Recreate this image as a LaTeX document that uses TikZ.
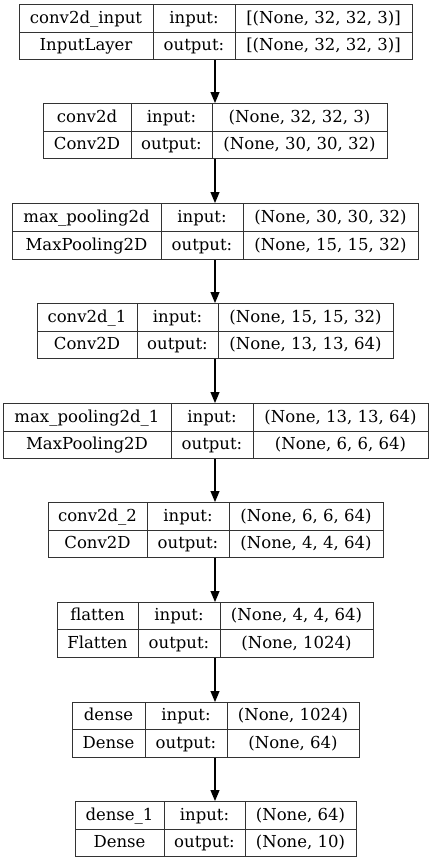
\documentclass[tikz,border=0pt]{standalone}
\usepackage{fontspec}
\setmainfont{DejaVu Serif}
\usetikzlibrary{arrows.meta}
\newcommand\layerframe[8]{%
  \node[frame, anchor=north west, minimum width={(#3-#2)*1pt}, minimum height={(#8-#6)*1pt}] (#1) at (#2,#6) {};
  \draw[cellline] (#4,#6) -- (#4,#8);
  \draw[cellline] (#5,#6) -- (#5,#8);
  \draw[cellline] (#2,#7) -- (#3,#7);
  \coordinate (#1-pa) at ({(#2+#4)/2},{(#6+#7)/2});
  \coordinate (#1-pb) at ({(#4+#5)/2},{(#6+#7)/2});
  \coordinate (#1-pc) at ({(#5+#3)/2},{(#6+#7)/2});
  \coordinate (#1-qa) at ({(#2+#4)/2},{(#7+#8)/2});
  \coordinate (#1-qb) at ({(#4+#5)/2},{(#7+#8)/2});
  \coordinate (#1-qc) at ({(#5+#3)/2},{(#7+#8)/2});
}
\newcommand\layertext[7]{%
  \node[txt] (#1-ta) at (#1-pa) {#2};
  \node[txt] (#1-tb) at (#1-pb) {#3};
  \node[txt] (#1-tc) at (#1-pc) {#4};
  \node[txt] (#1-ba) at (#1-qa) {#5};
  \node[txt] (#1-bb) at (#1-qb) {#6};
  \node[txt] (#1-bc) at (#1-qc) {#7};
}
\begin{document}
\begin{tikzpicture}[x=1pt,y=-1pt,
  frame/.style={draw=black!80, line width=1pt, inner sep=0pt},
  cellline/.style={draw=black!80, line width=1pt},
  txt/.style={font=\fontsize{16.5}{18}\selectfont, inner sep=0pt, text height=12.2pt, text depth=1.6pt},
  arr/.style={draw=black, line width=1.2pt, -{Triangle[length=11pt,width=9pt]}}]
\useasboundingbox[fill=white] (0,0) rectangle (431,860);
\coordinate (ax) at (215,0);
\layerframe{in}{19}{412}{153}{235}{4}{32}{59}
\layertext{in}{conv2d\_input}{input:}{[(None, 32, 32, 3)]}{InputLayer}{output:}{[(None, 32, 32, 3)]}
\layerframe{ca}{43}{387}{131}{212}{103}{131}{158}
\layertext{ca}{conv2d}{input:}{(None, 32, 32, 3)}{Conv2D}{output:}{(None, 30, 30, 32)}
\layerframe{ma}{12}{418}{161}{243}{203}{231}{259}
\layertext{ma}{max\_pooling2d}{input:}{(None, 30, 30, 32)}{MaxPooling2D}{output:}{(None, 15, 15, 32)}
\layerframe{cb}{37}{393}{137}{218}{303}{331}{358}
\layertext{cb}{conv2d\_1}{input:}{(None, 15, 15, 32)}{Conv2D}{output:}{(None, 13, 13, 64)}
\layerframe{mb}{3}{428}{171}{253}{403}{431}{458}
\layertext{mb}{max\_pooling2d\_1}{input:}{(None, 13, 13, 64)}{MaxPooling2D}{output:}{(None, 6, 6, 64)}
\layerframe{cc}{48}{383}{147}{229}{502}{530}{557}
\layertext{cc}{conv2d\_2}{input:}{(None, 6, 6, 64)}{Conv2D}{output:}{(None, 4, 4, 64)}
\layerframe{fl}{57}{373}{138}{220}{602}{629}{657}
\layertext{fl}{flatten}{input:}{(None, 4, 4, 64)}{Flatten}{output:}{(None, 1024)}
\layerframe{da}{72}{359}{145}{227}{702}{729}{757}
\layertext{da}{dense}{input:}{(None, 1024)}{Dense}{output:}{(None, 64)}
\layerframe{db}{75}{356}{164}{245}{801}{829}{856}
\layertext{db}{dense\_1}{input:}{(None, 64)}{Dense}{output:}{(None, 10)}
\draw[arr] (in.south -| ax) -- (ca.north -| ax);
\draw[arr] (ca.south -| ax) -- (ma.north -| ax);
\draw[arr] (ma.south -| ax) -- (cb.north -| ax);
\draw[arr] (cb.south -| ax) -- (mb.north -| ax);
\draw[arr] (mb.south -| ax) -- (cc.north -| ax);
\draw[arr] (cc.south -| ax) -- (fl.north -| ax);
\draw[arr] (fl.south -| ax) -- (da.north -| ax);
\draw[arr] (da.south -| ax) -- (db.north -| ax);
\end{tikzpicture}
\end{document}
==========
■ Instruction ■
Print the whole listing above once more, word for word, without its pictures.

■ Exercise answer ■
Recreate this image as a LaTeX document that uses TikZ.
\documentclass[tikz,border=0pt]{standalone}
\usepackage{fontspec}
\setmainfont{DejaVu Serif}
\usetikzlibrary{arrows.meta}
\newcommand\layerframe[8]{%
  \node[frame, anchor=north west, minimum width={(#3-#2)*1pt}, minimum height={(#8-#6)*1pt}] (#1) at (#2,#6) {};
  \draw[cellline] (#4,#6) -- (#4,#8);
  \draw[cellline] (#5,#6) -- (#5,#8);
  \draw[cellline] (#2,#7) -- (#3,#7);
  \coordinate (#1-pa) at ({(#2+#4)/2},{(#6+#7)/2});
  \coordinate (#1-pb) at ({(#4+#5)/2},{(#6+#7)/2});
  \coordinate (#1-pc) at ({(#5+#3)/2},{(#6+#7)/2});
  \coordinate (#1-qa) at ({(#2+#4)/2},{(#7+#8)/2});
  \coordinate (#1-qb) at ({(#4+#5)/2},{(#7+#8)/2});
  \coordinate (#1-qc) at ({(#5+#3)/2},{(#7+#8)/2});
}
\newcommand\layertext[7]{%
  \node[txt] (#1-ta) at (#1-pa) {#2};
  \node[txt] (#1-tb) at (#1-pb) {#3};
  \node[txt] (#1-tc) at (#1-pc) {#4};
  \node[txt] (#1-ba) at (#1-qa) {#5};
  \node[txt] (#1-bb) at (#1-qb) {#6};
  \node[txt] (#1-bc) at (#1-qc) {#7};
}
\begin{document}
\begin{tikzpicture}[x=1pt,y=-1pt,
  frame/.style={draw=black!80, line width=1pt, inner sep=0pt},
  cellline/.style={draw=black!80, line width=1pt},
  txt/.style={font=\fontsize{16.5}{18}\selectfont, inner sep=0pt, text height=12.2pt, text depth=1.6pt},
  arr/.style={draw=black, line width=1.2pt, -{Triangle[length=11pt,width=9pt]}}]
\useasboundingbox[fill=white] (0,0) rectangle (431,860);
\coordinate (ax) at (215,0);
\layerframe{in}{19}{412}{153}{235}{4}{32}{59}
\layertext{in}{conv2d\_input}{input:}{[(None, 32, 32, 3)]}{InputLayer}{output:}{[(None, 32, 32, 3)]}
\layerframe{ca}{43}{387}{131}{212}{103}{131}{158}
\layertext{ca}{conv2d}{input:}{(None, 32, 32, 3)}{Conv2D}{output:}{(None, 30, 30, 32)}
\layerframe{ma}{12}{418}{161}{243}{203}{231}{259}
\layertext{ma}{max\_pooling2d}{input:}{(None, 30, 30, 32)}{MaxPooling2D}{output:}{(None, 15, 15, 32)}
\layerframe{cb}{37}{393}{137}{218}{303}{331}{358}
\layertext{cb}{conv2d\_1}{input:}{(None, 15, 15, 32)}{Conv2D}{output:}{(None, 13, 13, 64)}
\layerframe{mb}{3}{428}{171}{253}{403}{431}{458}
\layertext{mb}{max\_pooling2d\_1}{input:}{(None, 13, 13, 64)}{MaxPooling2D}{output:}{(None, 6, 6, 64)}
\layerframe{cc}{48}{383}{147}{229}{502}{530}{557}
\layertext{cc}{conv2d\_2}{input:}{(None, 6, 6, 64)}{Conv2D}{output:}{(None, 4, 4, 64)}
\layerframe{fl}{57}{373}{138}{220}{602}{629}{657}
\layertext{fl}{flatten}{input:}{(None, 4, 4, 64)}{Flatten}{output:}{(None, 1024)}
\layerframe{da}{72}{359}{145}{227}{702}{729}{757}
\layertext{da}{dense}{input:}{(None, 1024)}{Dense}{output:}{(None, 64)}
\layerframe{db}{75}{356}{164}{245}{801}{829}{856}
\layertext{db}{dense\_1}{input:}{(None, 64)}{Dense}{output:}{(None, 10)}
\draw[arr] (in.south -| ax) -- (ca.north -| ax);
\draw[arr] (ca.south -| ax) -- (ma.north -| ax);
\draw[arr] (ma.south -| ax) -- (cb.north -| ax);
\draw[arr] (cb.south -| ax) -- (mb.north -| ax);
\draw[arr] (mb.south -| ax) -- (cc.north -| ax);
\draw[arr] (cc.south -| ax) -- (fl.north -| ax);
\draw[arr] (fl.south -| ax) -- (da.north -| ax);
\draw[arr] (da.south -| ax) -- (db.north -| ax);
\end{tikzpicture}
\end{document}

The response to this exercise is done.